((

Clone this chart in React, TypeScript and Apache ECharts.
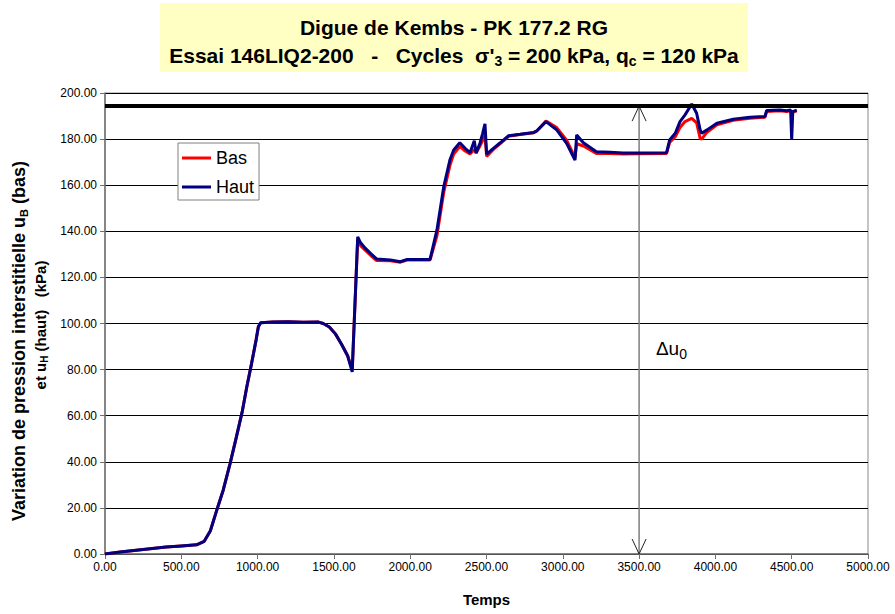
import React, { useEffect, useRef } from "react";
import * as echarts from "echarts";

const times = [0, 100, 250, 400, 500, 600, 650, 690, 730, 775, 820, 860, 900, 930, 960, 990, 1005, 1020, 1100, 1200, 1300, 1400, 1430, 1470, 1510, 1550, 1590, 1620, 1656, 1675, 1705, 1740, 1780, 1870, 1935, 1980, 2050, 2130, 2175, 2220, 2260, 2285, 2325, 2360, 2392, 2420, 2432, 2457, 2475, 2490, 2501, 2545, 2590, 2645, 2720, 2810, 2830, 2890, 2960, 3025, 3080, 3091, 3135, 3220, 3310, 3395, 3500, 3680, 3700, 3737, 3768, 3801, 3845, 3877, 3900, 3910, 3945, 4010, 4117, 4227, 4325, 4336, 4423, 4467, 4493, 4500, 4507, 4533];

const haut = [0, 0.9, 2, 3, 3.5, 4, 5.5, 10, 18.5, 27.8, 39.3, 50.5, 62, 72.8, 82.5, 92.8, 98.6, 100.3, 100.6, 100.8, 100.5, 100.6, 100, 98.5, 95.5, 91, 86, 79, 137.6, 135, 132.7, 130.4, 128, 127.6, 126.8, 127.8, 127.8, 127.8, 140.5, 159.4, 170.9, 175.3, 178.4, 176, 174.1, 179.3, 174, 178.2, 182.5, 186.6, 173.5, 176, 178.4, 181.5, 182.1, 182.9, 183.6, 187.6, 184, 178.2, 170.9, 181.8, 178.4, 174.5, 174.3, 174, 174, 174.1, 179.6, 182.5, 187.6, 190.5, 195.2, 191.2, 184, 182.5, 184, 186.9, 188.6, 189.5, 189.8, 192.4, 192.6, 192.3, 192.6, 179.6, 191.9, 192.6];

const bas = [0, 0.9, 2, 3, 3.5, 4, 5.5, 10, 18.5, 27.8, 39.3, 50.5, 62, 72.8, 82.5, 92.8, 98.6, 100.3, 100.6, 100.8, 100.5, 100.6, 100, 98.5, 95.5, 91, 86, 80, 136.5, 133.8, 131.8, 129.6, 127.3, 127.2, 126.6, 127.5, 127.5, 127.5, 138, 157, 168.5, 173.5, 176.8, 174.8, 173.5, 175.5, 174, 177, 179.5, 181.5, 172.5, 175.5, 178, 181.2, 182, 182.8, 183.5, 187.8, 185, 179.5, 172, 178, 177, 173.8, 173.8, 173.5, 173.6, 173.8, 178.5, 181, 185, 187.6, 189, 187, 180.3, 180, 183, 186.2, 188.2, 189, 189.5, 192, 192.3, 192, 192.3, 191, 191.7, 192.3];

const xTicks = [0, 500, 1000, 1500, 2000, 2500, 3000, 3500, 4000, 4500, 5000];
const yTicks = [0, 20, 40, 60, 80, 100, 120, 140, 160, 180, 200];
const referenceLevel = 194.3;
const arrowAt = [3500, 0, 194.3];
const deltaLabelAt = [3610, 89];

const FONT = "'Liberation Sans', Arial, sans-serif";

export default function App() {
  const ref = useRef<HTMLDivElement>(null);
  useEffect(() => {
    if (!ref.current) return;
    const chart = echarts.init(ref.current, null, { renderer: "svg" });
    const basData = times.map((t, i) => [t, bas[i]]);
    const hautData = times.map((t, i) => [t, haut[i]]);
    const option: any = {
      animation: false,
      backgroundColor: "#ffffff",
      textStyle: { fontFamily: FONT },
      grid: {
        left: 105,
        right: 27,
        top: 93,
        bottom: 60,
        show: true,
        borderColor: "#8a8a8a",
        borderWidth: 1,
        backgroundColor: "transparent",
      },
      graphic: [
        {
          type: "rect",
          shape: { x: 160, y: 3, width: 588, height: 69 },
          style: { fill: "#FFFFC4" },
          z: 0,
        },
        {
          type: "text",
          x: 454,
          y: 27,
          style: {
            text: "Digue de Kembs - PK 177.2 RG",
            fontFamily: FONT,
            fontSize: 21,
            fontWeight: "bold",
            fill: "#000",
            textAlign: "center",
            textVerticalAlign: "middle",
          },
        },
        {
          type: "text",
          x: 454,
          y: 55,
          style: {
            text: "{m|Essai 146LIQ2-200   -   Cycles  σ'}{s|3}{m| = 200 kPa, q}{s|c}{m| = 120 kPa}",
            fontFamily: FONT,
            fill: "#000",
            textAlign: "center",
            textVerticalAlign: "middle",
            rich: {
              m: { fontFamily: FONT, fontSize: 21, fontWeight: "bold", lineHeight: 26, verticalAlign: "middle" },
              s: { fontFamily: FONT, fontSize: 14, fontWeight: "bold", lineHeight: 13, verticalAlign: "bottom" },
            },
          },
        },
        {
          type: "text",
          x: 19,
          y: 341,
          rotation: Math.PI / 2,
          style: {
            text: "{m|Variation de pression interstitielle u}{s|B}{m| (bas)}",
            fontFamily: FONT,
            fill: "#000",
            textAlign: "center",
            textVerticalAlign: "middle",
            rich: {
              m: { fontFamily: FONT, fontSize: 18, fontWeight: "bold", lineHeight: 20, verticalAlign: "middle" },
              s: { fontFamily: FONT, fontSize: 11, fontWeight: "bold", lineHeight: 11, verticalAlign: "bottom" },
            },
          },
        },
        {
          type: "text",
          x: 40,
          y: 325,
          rotation: Math.PI / 2,
          style: {
            text: "{m|et u}{s|H}{m| (haut)   (kPa)}",
            fontFamily: FONT,
            fill: "#000",
            textAlign: "center",
            textVerticalAlign: "middle",
            rich: {
              m: { fontFamily: FONT, fontSize: 15, fontWeight: "bold", lineHeight: 18, verticalAlign: "middle" },
              s: { fontFamily: FONT, fontSize: 10, fontWeight: "bold", lineHeight: 10, verticalAlign: "bottom" },
            },
          },
        },
      ],
      legend: {
        orient: "vertical",
        left: 178,
        top: 143,
        padding: [6, 5, 4, 4],
        itemGap: 11,
        itemWidth: 29,
        itemHeight: 3,
        backgroundColor: "#ffffff",
        borderColor: "#808080",
        borderWidth: 1,
        borderRadius: 0,
        textStyle: { fontFamily: FONT, fontSize: 18, color: "#000" },
        data: [
          { name: "Bas", icon: "rect" },
          { name: "Haut", icon: "rect" },
        ],
        z: 10,
      },
      xAxis: {
        type: "value",
        min: xTicks[0],
        max: xTicks[xTicks.length - 1],
        interval: xTicks[1] - xTicks[0],
        name: "Temps",
        nameLocation: "middle",
        nameGap: 38,
        nameTextStyle: { fontFamily: FONT, fontSize: 15, fontWeight: "bold", color: "#000" },
        axisLine: { show: true, lineStyle: { color: "#707070", width: 1.5 } },
        axisTick: { show: true, inside: false, length: 5, lineStyle: { color: "#707070" } },
        axisLabel: {
          fontFamily: FONT,
          fontSize: 12,
          color: "#000",
          margin: 7,
          formatter: (v: number) => v.toFixed(2),
        },
        splitLine: { show: false },
      },
      yAxis: {
        type: "value",
        min: yTicks[0],
        max: yTicks[yTicks.length - 1],
        interval: yTicks[1] - yTicks[0],
        axisLine: { show: true, lineStyle: { color: "#707070", width: 1.5 } },
        axisTick: { show: true, inside: false, length: 5, lineStyle: { color: "#707070" } },
        axisLabel: {
          fontFamily: FONT,
          fontSize: 12,
          color: "#000",
          margin: 8,
          formatter: (v: number) => v.toFixed(2),
        },
        splitLine: { show: true, lineStyle: { color: "#000", width: 1 } },
      },
      series: [
        {
          name: "Bas",
          type: "line",
          data: basData,
          showSymbol: false,
          symbol: "none",
          lineStyle: { color: "#ff0000", width: 3 },
          itemStyle: { color: "#ff0000" },
          z: 3,
        },
        {
          name: "Haut",
          type: "line",
          data: hautData,
          showSymbol: false,
          symbol: "none",
          lineStyle: { color: "#000080", width: 3 },
          itemStyle: { color: "#000080" },
          z: 4,
          markLine: {
            silent: true,
            symbol: "none",
            label: { show: false },
            lineStyle: { color: "#000", width: 4, type: "solid" },
            data: [{ yAxis: referenceLevel }],
          },
        },
        {
          name: "arrow",
          type: "custom",
          silent: true,
          z: 2,
          data: [arrowAt],
          renderItem: (params: any, api: any) => {
            const top = api.coord([api.value(0), api.value(2)]);
            const bottom = api.coord([api.value(0), api.value(1)]);
            const lbl = api.coord(deltaLabelAt);
            const h = 15;
            const w = 7;
            return {
              type: "group",
              children: [
                {
                  type: "line",
                  shape: { x1: top[0], y1: top[1], x2: bottom[0], y2: bottom[1] },
                  style: { stroke: "#7f7f7f", lineWidth: 1.5 },
                },
                {
                  type: "polyline",
                  shape: { points: [[top[0] - w, top[1] + h], [top[0], top[1]], [top[0] + w, top[1] + h]] },
                  style: { stroke: "#222", lineWidth: 1, fill: null },
                },
                {
                  type: "polyline",
                  shape: { points: [[bottom[0] - w, bottom[1] - h], [bottom[0], bottom[1]], [bottom[0] + w, bottom[1] - h]] },
                  style: { stroke: "#222", lineWidth: 1, fill: null },
                },
                {
                  type: "text",
                  x: lbl[0],
                  y: lbl[1],
                  style: {
                    text: "{m|Δu}{s|0}",
                    fill: "#000",
                    textAlign: "left",
                    textVerticalAlign: "middle",
                    rich: {
                      m: { fontFamily: FONT, fontSize: 19, lineHeight: 24, verticalAlign: "middle" },
                      s: { fontFamily: FONT, fontSize: 14, lineHeight: 14, verticalAlign: "bottom" },
                    },
                  },
                },
              ],
            };
          },
        },
      ],
    };
    chart.setOption(option);
    return () => chart.dispose();
  }, []);
  return (
    <div
      ref={ref}
      style={{ position: "fixed", left: 0, top: 0, width: 895, height: 614, background: "#fff" }}
    />
  );
}
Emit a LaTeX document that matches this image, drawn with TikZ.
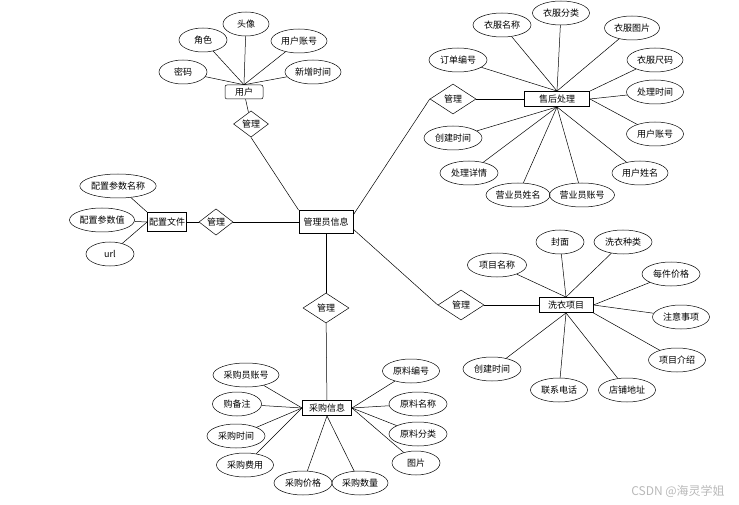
\documentclass[tikz,border=0pt]{standalone}
\usepackage{fontspec}
\newfontfamily\cjk{Noto Sans CJK SC}
\usetikzlibrary{shapes.geometric}

\begin{document}
\begin{tikzpicture}[
    x=1pt, y=-1pt,
    font=\cjk\fontsize{9}{10}\selectfont,
    attr/.style={draw, ellipse, line width=0.5pt, inner sep=0pt, minimum height=24pt},
    entity/.style={draw, line width=0.9pt, inner sep=0pt, minimum height=15pt},
    rel/.style={draw, diamond, line width=0.5pt, inner sep=0pt, minimum width=46pt, minimum height=30pt},
    link/.style={black, line width=0.5pt},
]
    \useasboundingbox (0,0) rectangle (739,505);

    % entities
    \node[entity, minimum width=54pt, minimum height=23pt] (admin) at (326,222) {管理员信息};
    \node[entity, rounded corners=2pt, line width=0.5pt, minimum width=38pt, minimum height=14pt] (user) at (244,92) {用户};
    \node[entity, minimum width=39pt, minimum height=19pt] (cfg) at (167,222) {配置文件};
    \node[entity, minimum width=65pt] (after) at (557,99) {售后处理};
    \node[entity, minimum width=54pt] (wash) at (566,305) {洗衣项目};
    \node[entity, minimum width=49pt] (buy) at (327,408) {采购信息};

    % relations
    \node[rel, minimum width=35pt, minimum height=22pt] (r1) at (251,124) {管理};
    \node[rel, minimum width=34pt, minimum height=21pt] (r2) at (216,222) {管理};
    \node[rel] (r3) at (453,99) {管理};
    \node[rel] (r4) at (461,305) {管理};
    \node[rel] (r5) at (326,308) {管理};

    \draw[link] (user) -- (r1);
    \draw[link] (r1.south) -- (admin.north west);
    \draw[link] (cfg) -- (r2);
    \draw[link] (r2) -- (admin);
    \draw[link] (admin.15) -- (r3.west);
    \draw[link] (r3) -- (after);
    \draw[link] (admin.-15) -- (r4.west);
    \draw[link] (r4) -- (wash);
    \draw[link] (admin) -- (r5);
    \draw[link] (r5) -- (buy);

    % attributes: name/text/x/y/width/anchor
    \foreach \nm/\lbl/\x/\y/\w/\anc in {%
        u1/头像/246/24/46/north,%
        u2/角色/203/40/48/north,%
        u3/用户账号/299/41/56/north,%
        u4/密码/183/72/48/north,%
        u5/新增时间/313/72/56/north%
    }{
        \node[attr, minimum width=\w pt] (\nm) at (\x,\y) {\lbl};
        \draw[link] (\nm) -- (user.\anc);
    }
    \foreach \nm/\lbl/\x/\y/\w/\anc in {%
        c1/配置参数名称/118/186/74/north west,%
        c2/配置参数值/102/220/65/west,%
        c3/url/110/254/48/west%
    }{
        \node[attr, minimum width=\w pt] (\nm) at (\x,\y) {\lbl};
        \draw[link] (\nm) -- (cfg.\anc);
    }
    \foreach \nm/\lbl/\x/\y/\w/\anc in {%
        a1/订单编号/458/60/58/north,%
        a2/衣服名称/502/25/58/north,%
        a3/衣服分类/561/13/57/north,%
        a4/衣服图片/632/28/55/north,%
        a5/衣服尺码/655/60/56/north east,%
        a6/处理时间/655/92/57/east,%
        a7/用户账号/655/134/57/east,%
        a8/用户姓名/640/173/56/south,%
        a9/营业员账号/582/195/65/south,%
        a10/营业员姓名/518/195/64/south,%
        a11/处理详情/469/173/58/south,%
        a12/创建时间/453/138/58/south%
    }{
        \node[attr, minimum width=\w pt] (\nm) at (\x,\y) {\lbl};
        \draw[link] (\nm) -- (after.\anc);
    }
    \foreach \nm/\lbl/\x/\y/\w/\anc in {%
        w1/项目名称/497/265/59/north,%
        w2/封面/560/242/48/north,%
        w3/洗衣种类/623/242/58/north,%
        w4/每件价格/671/274/58/east,%
        w5/注意事项/681/317/57/east,%
        w6/项目介绍/677/360/57/south east,%
        w7/店铺地址/627/390/57/south,%
        w8/联系电话/559/390/57/south,%
        w9/创建时间/492/369/58/south%
    }{
        \node[attr, minimum width=\w pt] (\nm) at (\x,\y) {\lbl};
        \draw[link] (\nm) -- (wash.\anc);
    }
    \foreach \nm/\lbl/\x/\y/\w/\anc in {%
        b1/采购员账号/246/375/66/west,%
        b2/购备注/237/404/49/west,%
        b3/采购时间/236/436/58/west,%
        b4/采购费用/245/465/57/west,%
        b5/采购价格/303/483/58/south,%
        b6/采购数量/360/483/56/south,%
        b7/图片/416/463/48/east,%
        b8/原料分类/418/434/58/east,%
        b9/原料名称/418/404/58/east,%
        b10/原料编号/411/371/57/east%
    }{
        \node[attr, minimum width=\w pt] (\nm) at (\x,\y) {\lbl};
        \draw[link] (\nm) -- (buy.\anc);
    }

    \node[text=gray!55, font=\cjk\fontsize{12}{14}\selectfont] (mark) at (678,491) {CSDN @海灵学姐};
\end{tikzpicture}
\end{document}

))

▶ _Short problem_
Please return, exactly as written, the lines from the first line of the records above through the line containing "import * as", both included, leaving out any pictures.

▶ _Response to the task_
Clone this chart in React, TypeScript and Apache ECharts.
import React, { useEffect, useRef } from "react";
import * as echarts from "echarts";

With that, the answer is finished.